The difficulty with referring to yourself as a writer is that you are then expected to be able to write about everything - and I mean everything. I once had to write a ‘how to’ guide on period sex, even though I was raised to believe women could not swim on their period let alone ride a dinghy. But if your editor says jump, you jump; and you certainly don’t waste any time asking how high. One, because the answer is obviously as high as you can and two, because you aren’t being paid nearly enough to bother with questions. It is implied in the job spec, right beneath depression, that you are capable of becoming an expert on any given topic in an unreasonable timeframe. So, when my editor asked me to write a piece on beauty, I was both both excited and horrified. Beauty was not my forte. I had only just begun to draw on my eyebrows, for goodness sake. Nonetheless, I was resolute I would write an incredible, dare I say expert, piece. The next few days involved trying to thrust myself into the air and failing miserably.

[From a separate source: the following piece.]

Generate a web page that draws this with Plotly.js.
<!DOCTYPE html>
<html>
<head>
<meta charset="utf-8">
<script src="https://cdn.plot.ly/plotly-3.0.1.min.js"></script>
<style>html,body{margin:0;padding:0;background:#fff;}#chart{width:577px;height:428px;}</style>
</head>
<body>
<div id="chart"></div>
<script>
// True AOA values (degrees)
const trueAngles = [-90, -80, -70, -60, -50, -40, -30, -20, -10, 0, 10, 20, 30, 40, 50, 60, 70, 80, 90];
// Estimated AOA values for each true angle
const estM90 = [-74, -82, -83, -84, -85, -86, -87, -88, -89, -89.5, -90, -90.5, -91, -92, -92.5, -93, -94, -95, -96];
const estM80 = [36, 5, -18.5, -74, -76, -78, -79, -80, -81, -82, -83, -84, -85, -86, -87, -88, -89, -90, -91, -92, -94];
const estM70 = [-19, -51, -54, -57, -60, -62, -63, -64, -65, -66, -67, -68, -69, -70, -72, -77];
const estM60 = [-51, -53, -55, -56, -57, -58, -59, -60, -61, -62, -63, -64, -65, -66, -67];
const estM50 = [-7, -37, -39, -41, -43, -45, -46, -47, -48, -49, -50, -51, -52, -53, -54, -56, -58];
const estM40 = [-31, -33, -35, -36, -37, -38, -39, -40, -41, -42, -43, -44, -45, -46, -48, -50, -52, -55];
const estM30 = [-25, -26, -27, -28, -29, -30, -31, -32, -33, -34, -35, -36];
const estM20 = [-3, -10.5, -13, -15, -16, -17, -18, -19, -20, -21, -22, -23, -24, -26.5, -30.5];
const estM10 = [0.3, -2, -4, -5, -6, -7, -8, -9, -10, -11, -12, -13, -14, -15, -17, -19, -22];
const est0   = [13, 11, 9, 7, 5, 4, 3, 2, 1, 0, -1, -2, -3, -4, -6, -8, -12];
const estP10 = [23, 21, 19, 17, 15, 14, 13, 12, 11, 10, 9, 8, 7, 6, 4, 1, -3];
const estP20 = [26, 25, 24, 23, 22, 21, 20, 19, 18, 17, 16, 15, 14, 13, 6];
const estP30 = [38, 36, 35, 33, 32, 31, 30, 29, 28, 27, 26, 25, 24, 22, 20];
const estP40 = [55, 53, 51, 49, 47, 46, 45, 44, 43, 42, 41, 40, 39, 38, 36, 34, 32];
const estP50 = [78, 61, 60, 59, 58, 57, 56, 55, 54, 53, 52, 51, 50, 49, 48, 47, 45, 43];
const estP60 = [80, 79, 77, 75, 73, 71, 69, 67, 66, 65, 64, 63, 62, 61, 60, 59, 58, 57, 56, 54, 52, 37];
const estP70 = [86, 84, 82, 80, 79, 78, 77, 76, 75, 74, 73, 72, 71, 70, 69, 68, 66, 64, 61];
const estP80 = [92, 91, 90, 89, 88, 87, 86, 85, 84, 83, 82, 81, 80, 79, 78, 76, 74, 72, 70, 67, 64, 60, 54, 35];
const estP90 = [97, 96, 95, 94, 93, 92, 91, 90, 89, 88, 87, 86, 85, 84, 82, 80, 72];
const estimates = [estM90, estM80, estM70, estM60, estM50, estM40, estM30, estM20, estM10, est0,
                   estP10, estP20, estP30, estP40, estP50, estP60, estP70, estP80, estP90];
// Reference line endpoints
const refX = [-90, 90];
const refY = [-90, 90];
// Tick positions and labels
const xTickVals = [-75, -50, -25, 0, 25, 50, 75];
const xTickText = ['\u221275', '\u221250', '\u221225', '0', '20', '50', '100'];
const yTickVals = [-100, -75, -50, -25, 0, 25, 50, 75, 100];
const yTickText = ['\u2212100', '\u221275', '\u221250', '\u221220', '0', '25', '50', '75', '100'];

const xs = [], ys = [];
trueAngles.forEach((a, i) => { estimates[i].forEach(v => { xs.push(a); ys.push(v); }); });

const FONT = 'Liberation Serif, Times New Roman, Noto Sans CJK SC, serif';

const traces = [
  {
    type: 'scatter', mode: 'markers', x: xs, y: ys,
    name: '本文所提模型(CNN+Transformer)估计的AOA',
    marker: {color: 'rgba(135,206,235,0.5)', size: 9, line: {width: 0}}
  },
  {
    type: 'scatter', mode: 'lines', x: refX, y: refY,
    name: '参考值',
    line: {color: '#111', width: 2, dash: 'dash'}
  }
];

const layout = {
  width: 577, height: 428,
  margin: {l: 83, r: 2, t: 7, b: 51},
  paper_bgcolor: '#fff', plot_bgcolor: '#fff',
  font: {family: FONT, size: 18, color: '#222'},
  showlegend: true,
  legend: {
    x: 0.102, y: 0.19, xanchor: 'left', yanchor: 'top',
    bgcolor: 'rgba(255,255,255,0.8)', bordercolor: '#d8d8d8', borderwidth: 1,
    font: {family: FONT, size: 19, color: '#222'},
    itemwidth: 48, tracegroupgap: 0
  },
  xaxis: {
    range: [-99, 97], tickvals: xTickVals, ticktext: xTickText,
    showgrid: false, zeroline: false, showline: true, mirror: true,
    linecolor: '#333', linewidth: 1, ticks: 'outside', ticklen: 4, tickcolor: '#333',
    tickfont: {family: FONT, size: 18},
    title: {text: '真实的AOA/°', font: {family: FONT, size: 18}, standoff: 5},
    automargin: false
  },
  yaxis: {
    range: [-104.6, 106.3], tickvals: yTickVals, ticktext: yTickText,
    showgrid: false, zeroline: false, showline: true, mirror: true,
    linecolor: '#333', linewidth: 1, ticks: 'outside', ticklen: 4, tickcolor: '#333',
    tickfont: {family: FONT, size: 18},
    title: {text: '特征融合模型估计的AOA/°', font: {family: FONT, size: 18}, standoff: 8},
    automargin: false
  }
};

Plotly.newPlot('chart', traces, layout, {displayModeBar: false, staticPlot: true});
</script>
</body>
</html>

Why could I not seem to get off the ground? Why could I not find my angle? Socially aware beauty? No. Conventional beauty? Nice try, Lauren. Funny beauty? Maybe! Satire and cynicism were my bread and butter, after all; so why not try to make the topic fit my personality rather than the other way round. Spoiler alert: it was a horror show. I must have written the same paragraph twenty five times and each one read more woefully than the last. I had the infamous writer’s block; and there is nothing quite as traumatising for a writer than not being able to write. Was I out of the industry for so long that my bread turned stale? Was I no longer Salted Lurpak, but rather, I Can’t Believe It’s Not Butter? I refused to believe it. I was as salty as ever. So, I curled up in a foetal position like any real grown up does when they are distressed and closed my eyes.

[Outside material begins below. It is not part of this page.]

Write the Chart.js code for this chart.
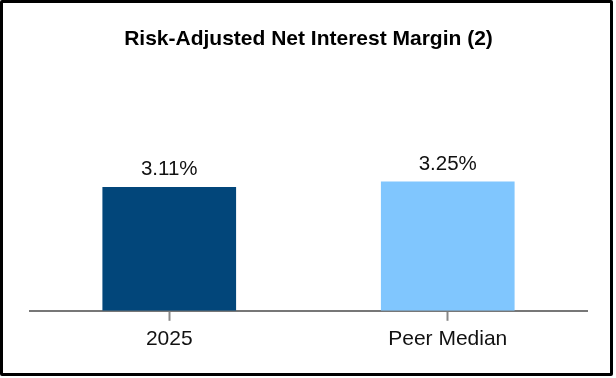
<!DOCTYPE html>
<html>
<head>
<meta charset="utf-8">
<script src="https://cdn.jsdelivr.net/npm/chart.js@4/dist/chart.umd.min.js"></script>
<style>
  body { margin: 0; background: #fff; }
  #wrap { position: relative; width: 616px; height: 378px; }
  #frame {
    position: absolute; left: 0; top: 0; width: 613px; height: 376px;
    box-sizing: border-box; border: 3px solid #000; border-radius: 2px;
    pointer-events: none;
  }
</style>
</head>
<body>
<div id="wrap">
  <canvas id="chart" width="616" height="378"></canvas>
  <div id="frame"></div>
</div>
<script>
// chart data
const categories = ['2025', 'Peer Median'];
const marginValues = [3.11, 3.25];
const valueLabels = ['3.11%', '3.25%'];

const FONT = "'Liberation Sans', Arial, sans-serif";

// draws the value above each bar
const valueLabelPlugin = {
  id: 'valueLabels',
  afterDatasetsDraw(chart) {
    const ctx = chart.ctx;
    const meta = chart.getDatasetMeta(0);
    ctx.save();
    ctx.font = '20.5px ' + FONT;
    ctx.fillStyle = '#111';
    ctx.textAlign = 'center';
    ctx.textBaseline = 'alphabetic';
    meta.data.forEach((bar, i) => {
      ctx.fillText(valueLabels[i], bar.x, bar.y - 12);
    });
    ctx.restore();
  }
};

new Chart(document.getElementById('chart'), {
  type: 'bar',
  data: {
    labels: categories,
    datasets: [{
      data: marginValues,
      backgroundColor: ['#02467A', '#80C6FE'],
      borderWidth: 0,
      barPercentage: 0.96,
      categoryPercentage: 0.5
    }]
  },
  options: {
    responsive: false,
    animation: false,
    layout: { padding: { left: 30, right: 29, top: 17, bottom: 20 } },
    plugins: {
      legend: { display: false },
      tooltip: { enabled: false },
      title: {
        display: true,
        text: 'Risk-Adjusted Net Interest Margin (2)',
        color: '#000',
        font: { family: FONT, size: 21, weight: 'bold' },
        padding: { top: 10, bottom: 10 }
      }
    },
    scales: {
      x: {
        border: { display: true, color: '#777', width: 2 },
        grid: {
          display: true,
          offset: false,
          drawOnChartArea: false,
          drawTicks: true,
          tickLength: 10,
          tickWidth: 2,
          tickColor: '#888'
        },
        ticks: {
          color: '#111',
          padding: 6,
          font: { family: FONT, size: 21 }
        }
      },
      y: {
        display: false,
        min: 0,
        max: 6.25
      }
    }
  },
  plugins: [valueLabelPlugin]
});
</script>
</body>
</html>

And then it hit me. The reason I could not write about the beauty industry is because beauty meant something entirely different to me. Even as a young girl, I was never interested in makeup or the latest trends. I barely, if ever, put a mask on my face and if I do, it’s because I have a leftover egg and google told me an egg white face mask is good (it is, you should try it). The older I got, the more abstract beauty became to me. If anything, I felt let down by it. I was mocked for not plucking my eyebrows, for having small boobs, for not wearing makeup. From the moment I hit puberty, it felt like I had failed as a woman. It is no wonder that, at 17, I developed an eating disorder. “Maybe I will finally be good enough,” I told myself. And yet, I was more confused than ever. Some people envied my body, some pointed and laughed, and some look frightened. I nearly killed myself trying to become beautiful and beauty still rejected me. “How am I meant to write a piece about something that makes me feel worthless?”, I questioned.

By remembering who I am.

I was so caught up in trying to be a stereotypical girl again, that I did not realise the answer was in front of me all along. The first time I felt truly and unconditionally beautiful was when my boyfriend told me he loved me. A seemingly endless instance of bad experiences had led me to believe I was incapable of being loved by anyone but my family; and even they HAD to love me. Yet, here was a guy who adored me. Not the person I pretended to be… the real me; the anorexic, the socially awkward perfectionist, the anxiety ridden loner. He embraced the parts of me that society rejected and he made me like them too. He made me beautiful; not because he said it was so, but because he took me as I was and made me realise my family had done so my entire life. The reason I struggled to write about ‘beauty’ is because I made the mistake of believing it meant one thing - the industry. But the definition of beauty we all seem to subscribe to is merely a social construct. In reality, beauty is entirely subjective. If you are reading this and your definition of beauty is makeup and self-care, it should be because those things make you feel like the best version of yourself - not because the world tells you it should be. For me, beauty was falling in love and being loved in return. It was finding someone who made my world stand still when I’d spent my entire life trying to get it to slow down. Beauty was having parents who fought for me when I would not fight for myself. It was having people in my life who taught me how to love myself. The industry may still reject me and I don’t think I will ever get the hang of drawing my eyebrows, but these days, I accept myself - and that is pretty beautiful to me.